> _Exercise_: Write out the listing below in full and exactly, leaving out every picture.

+++++

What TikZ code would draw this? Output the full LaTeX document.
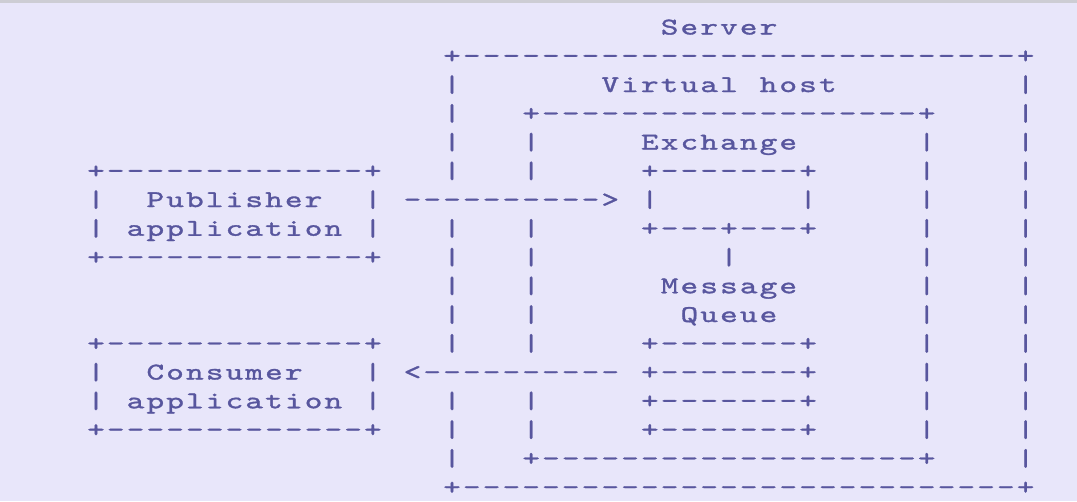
\documentclass[tikz,border=0pt]{standalone}
\usepackage{fontspec}
\newfontfamily\ascfont[FakeBold=1.3,FakeStretch=1.4]{lmmono10-regular.otf}
\definecolor{bg}{RGB}{232,230,250}
\definecolor{ink}{RGB}{88,86,158}
\definecolor{topbar}{RGB}{205,205,212}
\newlength\asciipitch
\setlength\asciipitch{19.78pt}
\makeatletter
% set every character of a run in its own fixed-width cell
\def\ascrun#1{\ascrun@i#1\@nil}
\def\ascrun@i#1{\ifx#1\@nil\else\makebox[\asciipitch][c]{#1}\expandafter\ascrun@i\fi}
\makeatother
\tikzset{
  txt/.style={anchor=base west, inner sep=0pt, outer sep=0pt, text=ink,
    font=\ascfont\fontsize{24}{24}\selectfont}
}
% place a run of characters: name, row, first column, text
\newcommand\seg[4]{\node[txt] (#1) at ({96+(#3)*19.78-9.89},{34.5+(#2)*28.75}) {\ascrun{#4}};}
\begin{document}
\begin{tikzpicture}[x=1pt,y=-1pt]
\fill[bg] (0,0) rectangle (1077,501);
\useasboundingbox (0,0) rectangle (1077,501);
\fill[topbar] (0,0) rectangle (1077,3);
% Server box
\seg{server}{0}{29}{Server}
\seg{srvtop}{1}{18}{+----------------------------+}
\seg{srvbot}{16}{18}{+----------------------------+}
\foreach \r in {2,3,4,5,7,8,9,10,11,13,14,15} {\seg{srvl\r}{\r}{18}{|}}
\foreach \r in {2,...,15} {\seg{srvr\r}{\r}{47}{|}}
% Virtual host box
\seg{vhA}{2}{26}{Virtual}
\seg{vhB}{2}{34}{host}
\seg{vhtop}{3}{22}{+-------------------+}
\seg{vhbot}{15}{22}{+-------------------+}
\foreach \r in {4,5,7,8,9,10,11,13,14} {\seg{vhl\r}{\r}{22}{|}}
\foreach \r in {4,...,14} {\seg{vhr\r}{\r}{42}{|}}
% Exchange
\seg{exch}{4}{28}{Exchange}
\seg{extop}{5}{28}{+-------+}
\seg{exl}{6}{28}{|}
\seg{exr}{6}{36}{|}
\seg{exbot}{7}{28}{+---+---+}
\seg{exlink}{8}{32}{|}
% Message queue
\seg{mqA}{9}{29}{Message}
\seg{mqB}{10}{30}{Queue}
\seg{q1}{11}{28}{+-------+}
\seg{q2}{12}{28}{+-------+}
\seg{q3}{13}{28}{+-------+}
\seg{q4}{14}{28}{+-------+}
% Publisher
\seg{pubtop}{5}{0}{+-------------+}
\seg{publ}{6}{0}{|}
\seg{pubA}{6}{3}{Publisher}
\seg{pubr}{6}{14}{|}
\seg{publ2}{7}{0}{|}
\seg{pubB}{7}{2}{application}
\seg{pubr2}{7}{14}{|}
\seg{pubbot}{8}{0}{+-------------+}
\seg{pubarrow}{6}{16}{---------->}
% Consumer
\seg{contop}{11}{0}{+-------------+}
\seg{conl}{12}{0}{|}
\seg{conA}{12}{3}{Consumer}
\seg{conr}{12}{14}{|}
\seg{conl2}{13}{0}{|}
\seg{conB}{13}{2}{application}
\seg{conr2}{13}{14}{|}
\seg{conbot}{14}{0}{+-------------+}
\seg{conarrow}{12}{16}{<----------}
\end{tikzpicture}
\end{document}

+++++

> _Response below_:
What TikZ code would draw this? Output the full LaTeX document.
\documentclass[tikz,border=0pt]{standalone}
\usepackage{fontspec}
\newfontfamily\ascfont[FakeBold=1.3,FakeStretch=1.4]{lmmono10-regular.otf}
\definecolor{bg}{RGB}{232,230,250}
\definecolor{ink}{RGB}{88,86,158}
\definecolor{topbar}{RGB}{205,205,212}
\newlength\asciipitch
\setlength\asciipitch{19.78pt}
\makeatletter
% set every character of a run in its own fixed-width cell
\def\ascrun#1{\ascrun@i#1\@nil}
\def\ascrun@i#1{\ifx#1\@nil\else\makebox[\asciipitch][c]{#1}\expandafter\ascrun@i\fi}
\makeatother
\tikzset{
  txt/.style={anchor=base west, inner sep=0pt, outer sep=0pt, text=ink,
    font=\ascfont\fontsize{24}{24}\selectfont}
}
% place a run of characters: name, row, first column, text
\newcommand\seg[4]{\node[txt] (#1) at ({96+(#3)*19.78-9.89},{34.5+(#2)*28.75}) {\ascrun{#4}};}
\begin{document}
\begin{tikzpicture}[x=1pt,y=-1pt]
\fill[bg] (0,0) rectangle (1077,501);
\useasboundingbox (0,0) rectangle (1077,501);
\fill[topbar] (0,0) rectangle (1077,3);
% Server box
\seg{server}{0}{29}{Server}
\seg{srvtop}{1}{18}{+----------------------------+}
\seg{srvbot}{16}{18}{+----------------------------+}
\foreach \r in {2,3,4,5,7,8,9,10,11,13,14,15} {\seg{srvl\r}{\r}{18}{|}}
\foreach \r in {2,...,15} {\seg{srvr\r}{\r}{47}{|}}
% Virtual host box
\seg{vhA}{2}{26}{Virtual}
\seg{vhB}{2}{34}{host}
\seg{vhtop}{3}{22}{+-------------------+}
\seg{vhbot}{15}{22}{+-------------------+}
\foreach \r in {4,5,7,8,9,10,11,13,14} {\seg{vhl\r}{\r}{22}{|}}
\foreach \r in {4,...,14} {\seg{vhr\r}{\r}{42}{|}}
% Exchange
\seg{exch}{4}{28}{Exchange}
\seg{extop}{5}{28}{+-------+}
\seg{exl}{6}{28}{|}
\seg{exr}{6}{36}{|}
\seg{exbot}{7}{28}{+---+---+}
\seg{exlink}{8}{32}{|}
% Message queue
\seg{mqA}{9}{29}{Message}
\seg{mqB}{10}{30}{Queue}
\seg{q1}{11}{28}{+-------+}
\seg{q2}{12}{28}{+-------+}
\seg{q3}{13}{28}{+-------+}
\seg{q4}{14}{28}{+-------+}
% Publisher
\seg{pubtop}{5}{0}{+-------------+}
\seg{publ}{6}{0}{|}
\seg{pubA}{6}{3}{Publisher}
\seg{pubr}{6}{14}{|}
\seg{publ2}{7}{0}{|}
\seg{pubB}{7}{2}{application}
\seg{pubr2}{7}{14}{|}
\seg{pubbot}{8}{0}{+-------------+}
\seg{pubarrow}{6}{16}{---------->}
% Consumer
\seg{contop}{11}{0}{+-------------+}
\seg{conl}{12}{0}{|}
\seg{conA}{12}{3}{Consumer}
\seg{conr}{12}{14}{|}
\seg{conl2}{13}{0}{|}
\seg{conB}{13}{2}{application}
\seg{conr2}{13}{14}{|}
\seg{conbot}{14}{0}{+-------------+}
\seg{conarrow}{12}{16}{<----------}
\end{tikzpicture}
\end{document}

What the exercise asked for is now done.